It is known that UVC radiation is effective in killing or deactivating pathogens in air, water and on exposed surfaces. UVC radiation is ultraviolet radiation having wavelengths in the shortwave C band and radiation in that band having a wavelength of 253.7 nm is reorganized to provide effective germicidal action. UVC lamps have been developed and are available for such germicidal or decontamination purposes. In general these lamps are low pressure, high output mercury or amalgam lamps.

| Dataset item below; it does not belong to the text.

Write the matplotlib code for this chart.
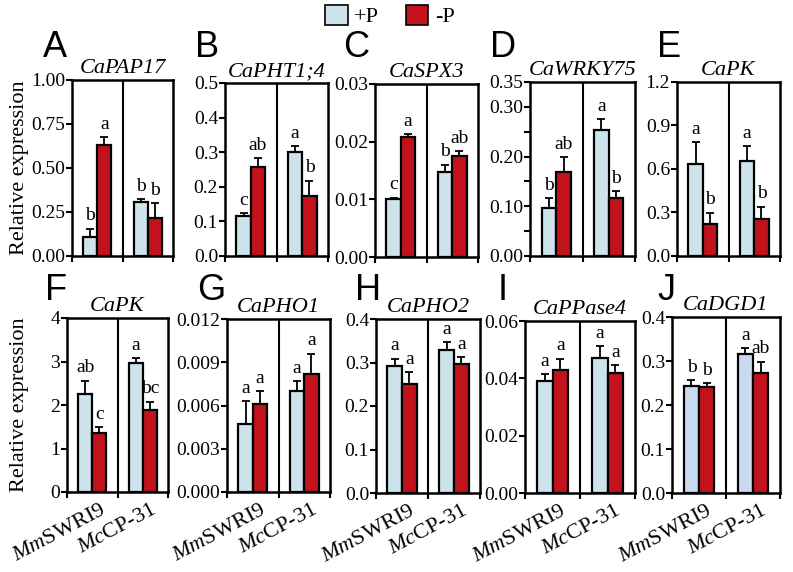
import matplotlib
matplotlib.use("Agg")
import matplotlib.pyplot as plt
import matplotlib.transforms as mtransforms
from matplotlib.patches import Patch
import numpy as np

plt.rcParams['font.family'] = ['Liberation Serif', 'DejaVu Serif']
plt.rcParams['mathtext.fontset'] = 'custom'
plt.rcParams['mathtext.rm'] = 'Liberation Serif'
plt.rcParams['mathtext.it'] = 'Liberation Serif:italic'

# ---------------- data ----------------
cultivars = [r"$\mathit{Mm}$SWRI9", r"$\mathit{Mc}$CP-31"]
conditions = ["+P", "-P"]
panel_letters = ["A", "B", "C", "D", "E", "F", "G", "H", "I", "J"]
genes = ["CaPAP17", "CaPHT1;4", "CaSPX3", "CaWRKY75", "CaPK",
         "CaPK", "CaPHO1", "CaPHO2", "CaPPase4", "CaDGD1"]

# means per cultivar: [MmSWRI9, McCP-31]
plus_p = [
    [0.11, 0.305], [0.115, 0.302], [0.0100, 0.0148], [0.097, 0.253], [0.635, 0.658],
    [2.25, 2.96], [0.0047, 0.0070], [0.291, 0.328], [0.0390, 0.0471], [0.244, 0.316],
]
plus_p_err = [
    [0.045, 0.018], [0.008, 0.016], [0.0003, 0.0012], [0.019, 0.022], [0.15, 0.10],
    [0.31, 0.12], [0.0016, 0.0007], [0.018, 0.019], [0.0024, 0.0042], [0.013, 0.013],
]
minus_p = [
    [0.631, 0.216], [0.258, 0.172], [0.0208, 0.0175], [0.169, 0.116], [0.224, 0.254],
    [1.36, 1.88], [0.0061, 0.0082], [0.251, 0.296], [0.0429, 0.0420], [0.240, 0.272],
]
minus_p_err = [
    [0.043, 0.085], [0.024, 0.046], [0.0005, 0.0008], [0.030, 0.015], [0.075, 0.085],
    [0.13, 0.20], [0.0009, 0.0014], [0.027, 0.016], [0.0040, 0.0027], [0.009, 0.026],
]
sig_plus = [["b", "b"], ["c", "a"], ["c", "b"], ["b", "a"], ["a", "a"],
            ["ab", "a"], ["a", "a"], ["a", "a"], ["a", "a"], ["b", "a"]]
sig_minus = [["a", "b"], ["ab", "b"], ["a", "ab"], ["ab", "b"], ["b", "b"],
             ["c", "bc"], ["a", "a"], ["a", "a"], ["a", "a"], ["b", "ab"]]

y_max = [1.0, 0.5, 0.03, 0.35, 1.2, 4, 0.012, 0.4, 0.06, 0.4]
y_ticks = [
    [0, 0.25, 0.5, 0.75, 1.0],
    [0, 0.1, 0.2, 0.3, 0.4, 0.5],
    [0, 0.01, 0.02, 0.03],
    [0, 0.05, 0.10, 0.15, 0.20, 0.25, 0.30, 0.35],
    [0, 0.3, 0.6, 0.9, 1.2],
    [0, 1, 2, 3, 4],
    [0, 0.003, 0.006, 0.009, 0.012],
    [0, 0.1, 0.2, 0.3, 0.4],
    [0, 0.02, 0.04, 0.06],
    [0, 0.1, 0.2, 0.3, 0.4],
]
y_ticklabels = [
    ["0.00", "0.25", "0.50", "0.75", "1.00"],
    ["0.0", "0.1", "0.2", "0.3", "0.4", "0.5"],
    ["0.00", "0.01", "0.02", "0.03"],
    ["0.00", "", "0.10", "", "0.20", "", "0.30", "0.35"],
    ["0.0", "0.3", "0.6", "0.9", "1.2"],
    ["0", "1", "2", "3", "4"],
    ["0.000", "0.003", "0.006", "0.009", "0.012"],
    ["0.0", "0.1", "0.2", "0.3", "0.4"],
    ["0.00", "0.02", "0.04", "0.06"],
    ["0.0", "0.1", "0.2", "0.3", "0.4"],
]

# ---------------- layout ----------------
W, H = 793, 572
fig = plt.figure(figsize=(W / 100, H / 100), dpi=100)

# pixel boxes (left, top, right, bottom)
boxes = [
    (72, 80, 173, 256), (225, 83, 328, 256), (375, 84, 478, 257), (530, 82, 635, 256), (677, 82, 780, 256),
    (67, 318, 168, 492), (227, 319, 330, 492), (376, 319, 480, 493), (525, 321, 635, 493), (672, 317, 780, 493),
]
letter_pos = [(43, 57), (195, 57), (343, 57), (490, 57), (657, 57),
              (45, 300), (197, 300), (355, 300), (498, 300), (657, 300)]

light = "#cde3ec"
light_j = "#c9daee"
red = "#c2121c"

centers = np.array([0.5, 1.5])
off = 0.14
bw = 0.28

for i in range(10):
    l, t, r, b = boxes[i]
    ax = fig.add_axes([l / W, 1 - b / H, (r - l) / W, (b - t) / H])
    lc = light_j if i == 9 else light
    zeros = [0, 0]
    ax.bar(centers - off, plus_p[i], bw, color=lc, edgecolor="black", linewidth=1.6, zorder=3,
           yerr=[zeros, plus_p_err[i]], error_kw=dict(ecolor="black", elinewidth=1.3, capsize=3, capthick=1.3))
    ax.bar(centers + off, minus_p[i], bw, color=red, edgecolor="black", linewidth=1.6, zorder=3,
           yerr=[zeros, minus_p_err[i]], error_kw=dict(ecolor="black", elinewidth=1.3, capsize=3, capthick=1.3))
    pad = y_max[i] * 0.025
    for k in range(2):
        ax.text(centers[k] - off, plus_p[i][k] + plus_p_err[i][k] + pad, sig_plus[i][k],
                ha="center", va="bottom", fontsize=14)
        ax.text(centers[k] + off, minus_p[i][k] + minus_p_err[i][k] + pad, sig_minus[i][k],
                ha="center", va="bottom", fontsize=14)
    ax.axvline(1.0, color="black", linewidth=1.5, zorder=2)
    ax.set_xlim(0, 2)
    ax.set_ylim(0, y_max[i])
    ax.set_yticks(y_ticks[i])
    ax.set_yticklabels(y_ticklabels[i], fontsize=14)
    ax.set_xticks([0, 1, 2])
    ax.set_xticklabels([])
    ax.tick_params(axis="both", direction="out", length=4, width=1.5, pad=1)
    for s in ax.spines.values():
        s.set_linewidth(1.8)
    ax.set_title(genes[i], fontsize=16, style="italic", pad=5, family="Liberation Serif")
    fig.text(letter_pos[i][0] / W, 1 - letter_pos[i][1] / H, panel_letters[i],
             fontsize=26, family="Liberation Sans", ha="left", va="baseline")
    if i >= 5:
        for k in range(2):
            tr = ax.get_xaxis_transform() + mtransforms.ScaledTranslation(14 / 100, -21 / 100, fig.dpi_scale_trans)
            ax.text(centers[k], 0, cultivars[k], transform=tr, rotation=28, ha="right", va="baseline",
                    rotation_mode="anchor", fontsize=16, family="Liberation Serif")

fig.text(20 / W, 1 - 168 / H, "Relative expression", rotation=90, ha="center", va="center", fontsize=16,
         family="Liberation Serif")
fig.text(20 / W, 1 - 405 / H, "Relative expression", rotation=90, ha="center", va="center", fontsize=16,
         family="Liberation Serif")

handles = [Patch(facecolor=light, edgecolor="black", linewidth=1.2, label=conditions[0]),
           Patch(facecolor=red, edgecolor="black", linewidth=1.2, label=conditions[1])]
fig.legend(handles=handles, loc="center", bbox_to_anchor=(390 / W, 1 - 16 / H), ncol=2, frameon=False,
           fontsize=16, handlelength=1.0, handleheight=1.0, handletextpad=0.3, columnspacing=1.2,
           borderpad=0)

fig.savefig("out.png", dpi=100)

It is also known that the operating temperature of UVC lamps affects their radiation output and that the lamps should be preferably cooled to provide efficient output. The optimum lamp operating temperature for low pressure, high output mercury lamps is 107° F. and for low pressure, high output amalgam lamps is 180° F. Lamp efficiency is especially important since electrical power for a UVC system is in most instances, limited to that available from standard 15A, 120 VAC wall outlets. Available power drawn is therefore limited to 1800W. However, known systems presently on the market, such as those listed in Appendix A hereto, have made no attempt to control lamp temperature to maintain lamp efficiency. It has been found that known systems suffer decreases in lamp output of about 60% or more as the lamps heat up, which can occur in a very short time of about 3 minutes.
Published application 2012/0305787 shows a surface disinfection system having a UVC lamp mounted on a portable base unit and contained within a transparent sleeve. Air from a variable speed fan is blown through the sleeve and the temperature of the lamp is measured and used to control the fan speed to maintain the lamp at an optimum operating temperature.
Published application 2003/0052279 shows a UV irradiation apparatus for decontaminating the surface of an object such as a semiconductor wafer. An array of UV lamps are arranged adjacent to a mirrored surface. The mirrored surface has openings of varying size to provide air flow in amounts to provide uniform cooling of the lamps.
U.S. Pat. Nos. 6,656,424 and 6,911,177 show an ultraviolet area sterilizer which employs a circular array of ultraviolet lamps on a movable dolly. Reflected radiation is measured at various locations in a room being irradiated and the lamps are turned off when the reflected light exceeds a predetermined level.
Despite the stated desire to control the temperature of UVC lamps in conventional systems such as those described in the references noted above, known systems have not attempted to achieve this stated object.
It would be beneficial to provide an ultraviolet radiation system for germicidal and decontamination purposes in which the UVC output is maintained at or near its maximum level without significant degradation in radiation output caused by heating of the lamps during operation and the same ultraviolet radiation can kill pathogens in the air in the room and on surfaces directly and indirectly radiated.